Energy internals not feeling so good to me lately despite big move in oil early tuesday. Oil services outperforming e&p's, big cap outperforming, oil outperforming. Sneaky downdraft in a number of e&p names with double digit % losses in last 5 days, incl. PVA, FST, END, MMR, RRC, ATPG, REXX, GPOR, SGY, BBG, ROSE, COG, AREX.
E&P names that remain above 50, 100, 200 day moving avg = CVX, XOM, CLR, NOG, AREX, CXO, GEOI, KOG. Can you say oil and Bakken working?

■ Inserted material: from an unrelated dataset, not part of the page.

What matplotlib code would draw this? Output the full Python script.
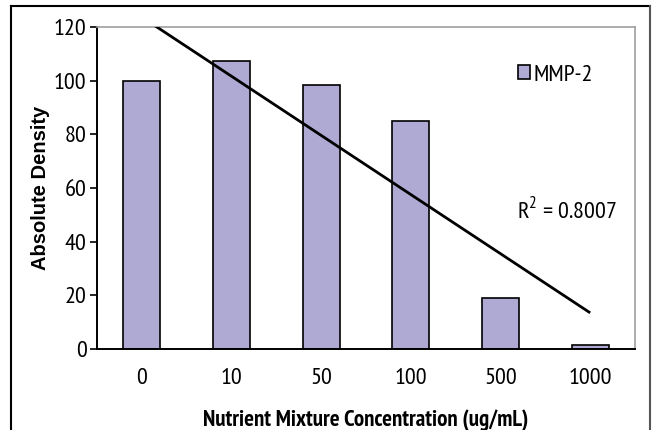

Interesting to see RRC and COG start to break down, if just a little. The concentrated Marcellus names ahead of the infrastructure curve have outperformed this year despite low natty. Will the pressure on the nat gas curve finally make them crack? EV/EBITDA multiples look high, but that kind of resource next to that kind of load (Northeast cities) just doesn't come along all that often.
Coal space just hammered. Virtually every name below 50, 100 and 200 dma.
Oil services mixed, but ATW, DO, VTG, RIG, RDC, NE all below 50, 100, 200 dma....offshore rig names pricing in cost inflation, pending supply additions or an oil price drop? I don't think the available number of UDW rigs for 2012 slots is very high.